Q: How do I connect OBS Studio to Bigo Live? Log into the Bigo Live website → Settings → enable OBS Streaming → copy Server URL and Stream Key → paste into OBS under Settings → Stream with Service set to Custom.

Q: What bitrate should I use for Bigo Live music streaming? 2,500–4,000 kbps for 720p/30fps (5 Mbps upload); 4,500–6,000 kbps for 1080p/30fps (8 Mbps upload); 6,000–8,000 kbps for 1080p/60fps (12 Mbps upload).

Q: How do I fix audio delay in OBS when streaming to Bigo Live? Apply a 100–300ms Sync Offset to your video source in Advanced Audio Settings. Start at 100ms and increase until audio and video align.

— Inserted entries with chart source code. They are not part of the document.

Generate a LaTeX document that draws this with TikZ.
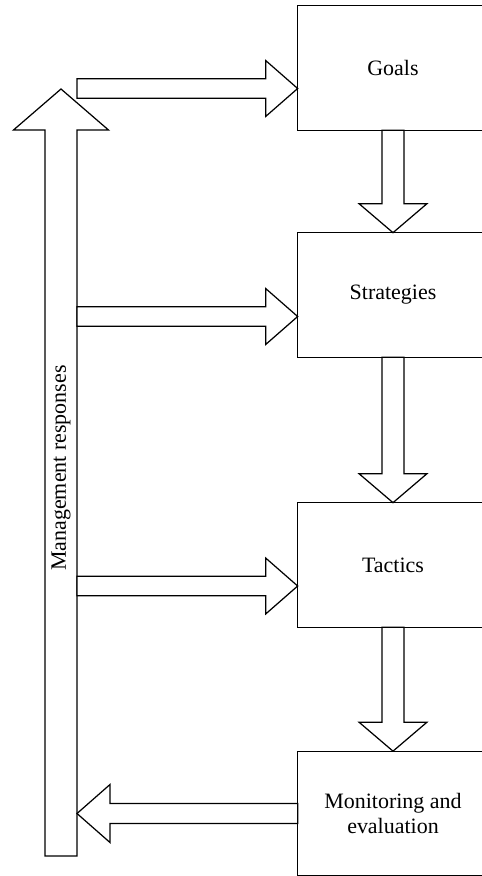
\documentclass[tikz,border=0pt]{standalone}
\usepackage{fontspec}
\setmainfont{Liberation Serif}
\usetikzlibrary{calc}
\tikzset{
  stage/.style={minimum width=3.8cm,minimum height=2.48cm,inner sep=0pt,
                align=center,font=\fontsize{12.5}{14.2}\selectfont},
  boxline/.style={draw=black,line width=0.7pt},
  blockarr/.style={draw=black,fill=white,line width=0.7pt,line join=miter},
  vlabel/.style={rotate=90,inner sep=0pt,font=\fontsize{12.5}{14.2}\selectfont}
}
% hollow block arrow: from, tip, shaft half width, head half width, head length
\newcommand\fatarrow[5]{%
  \path ($(#2)!#5!(#1)$) coordinate (hb);
  \draw[blockarr] ($(#1)!#3!90:(#2)$) -- ($(hb)!#3!90:(#2)$)
    -- ($(hb)!#4!90:(#2)$) -- (#2) -- ($(hb)!#4!-90:(#2)$)
    -- ($(hb)!#3!-90:(#2)$) -- ($(#1)!#3!-90:(#2)$) -- cycle;}

\begin{document}
\begin{tikzpicture}[x=0.02cm,y=-0.02cm]
    \useasboundingbox (0,0) rectangle (482,876);

    \node[stage] (goals) at (393,68) {Goals};
    \node[stage] (strat) at (393,295) {Strategies};
    \node[stage] (tact) at (393,565) {Tactics};
    \node[stage] (mon) at (393,813.5) {Monitoring and\\evaluation};
    % the boxes run on past the right margin
    \foreach \s in {goals,strat,tact,mon}
      \draw[boxline] (\s.south west) rectangle ([xshift=1cm]\s.north east);

    \fatarrow{goals.south}{strat.north}{0.22cm}{0.68cm}{0.58cm}
    \fatarrow{strat.south}{tact.north}{0.22cm}{0.68cm}{0.58cm}
    \fatarrow{tact.south}{mon.north}{0.22cm}{0.68cm}{0.58cm}

    \coordinate (resp-foot) at (61,856);
    \coordinate (resp-tip) at (61,89);
    \coordinate (shaft-r) at (77,0);
    \fatarrow{resp-foot}{resp-tip}{0.32cm}{0.95cm}{0.82cm}
    \node[vlabel] (resp) at (61,468) {Management responses};

    \coordinate (in-goals) at (77,88.5);
    \coordinate (in-strat) at (77,316.5);
    \coordinate (in-tact) at (77,586);
    \fatarrow{in-goals}{in-goals -| goals.west}{0.195cm}{0.56cm}{0.64cm}
    \fatarrow{in-strat}{in-strat -| strat.west}{0.195cm}{0.56cm}{0.64cm}
    \fatarrow{in-tact}{in-tact -| tact.west}{0.195cm}{0.56cm}{0.64cm}
    \fatarrow{mon.west}{mon.west -| shaft-r}{0.2cm}{0.58cm}{0.66cm}
\end{tikzpicture}
\end{document}
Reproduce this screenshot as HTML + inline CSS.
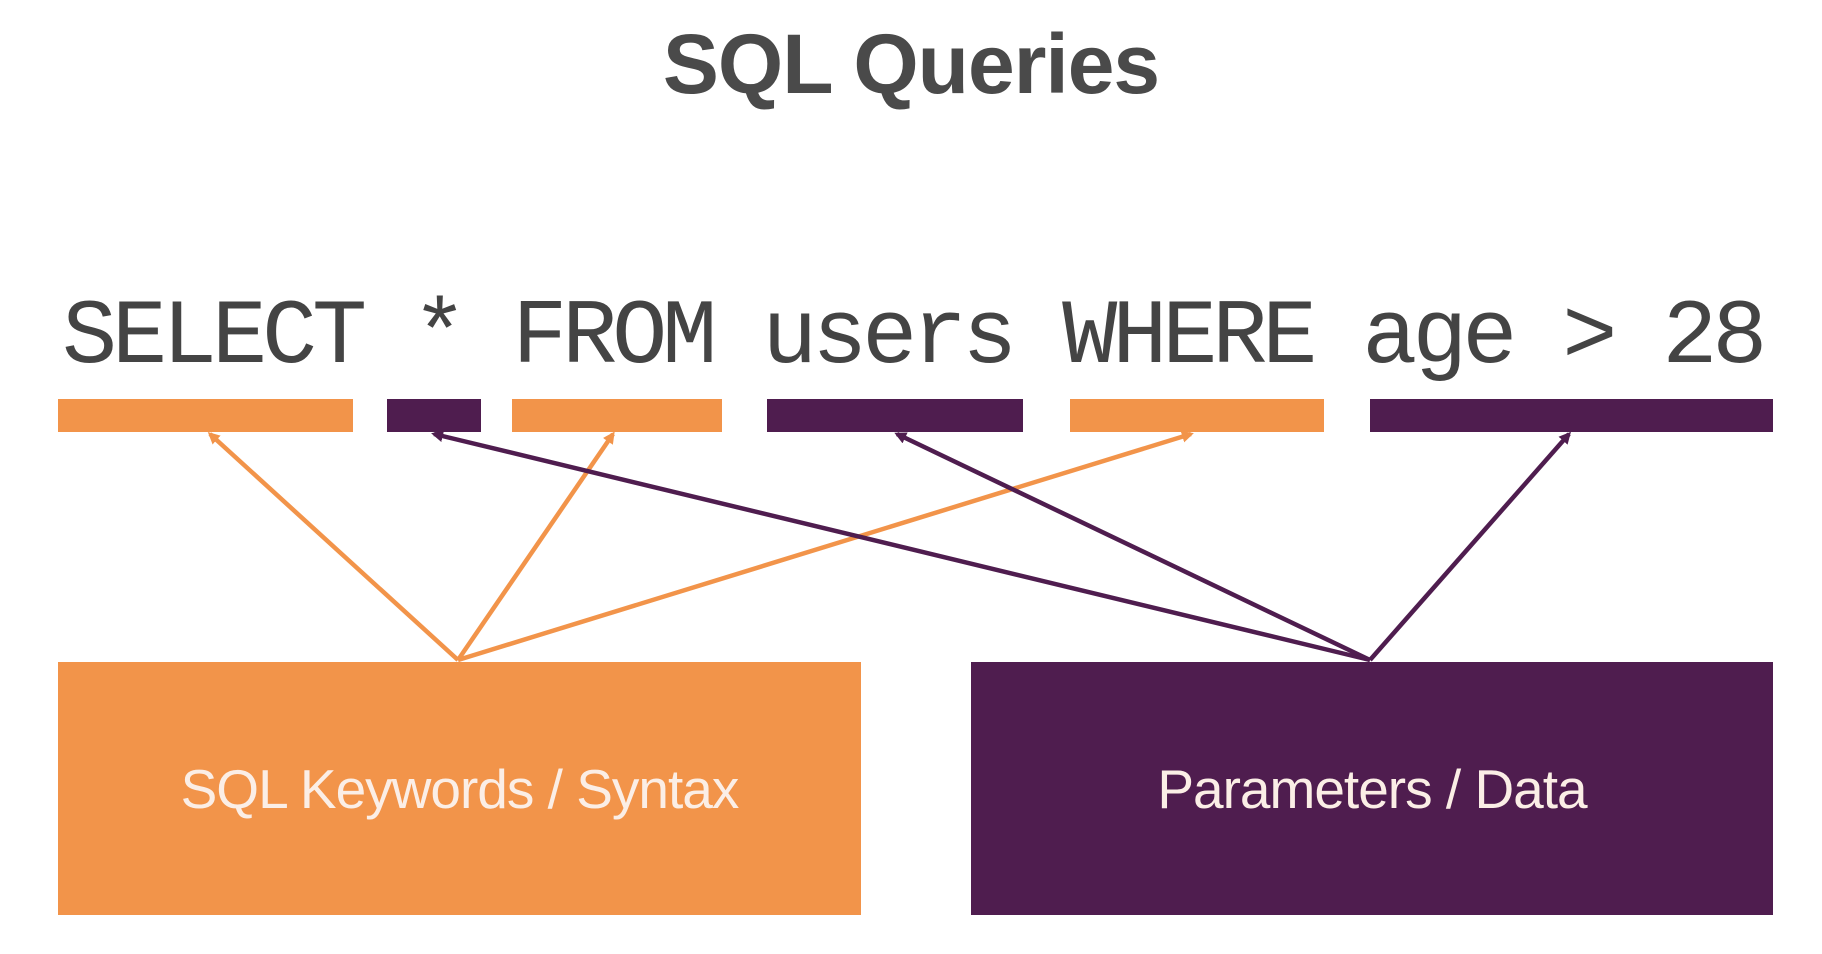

Q: What OBS audio filters work best for live singing? Apply in order: Noise Gate (close -32dB, open -26dB) → RNNoise Suppression → Compressor (3:1 ratio, 10ms attack, 60ms release) → EQ with 80Hz high-pass filter. Don't over-stack.

Q: Do overlays slow down my Bigo Live stream in OBS? Minimal impact if you enable Shutdown source when not visible. If CPU usage exceeds 80% during streaming, switch animated overlays to static PNG overlays.

Q: Can I use an XLR microphone with Bigo Live without OBS? No. XLR mics require an audio interface to convert analog to digital. Without OBS and an interface, XLR audio can't route to Bigo Live — the native app only supports USB or built-in mic inputs.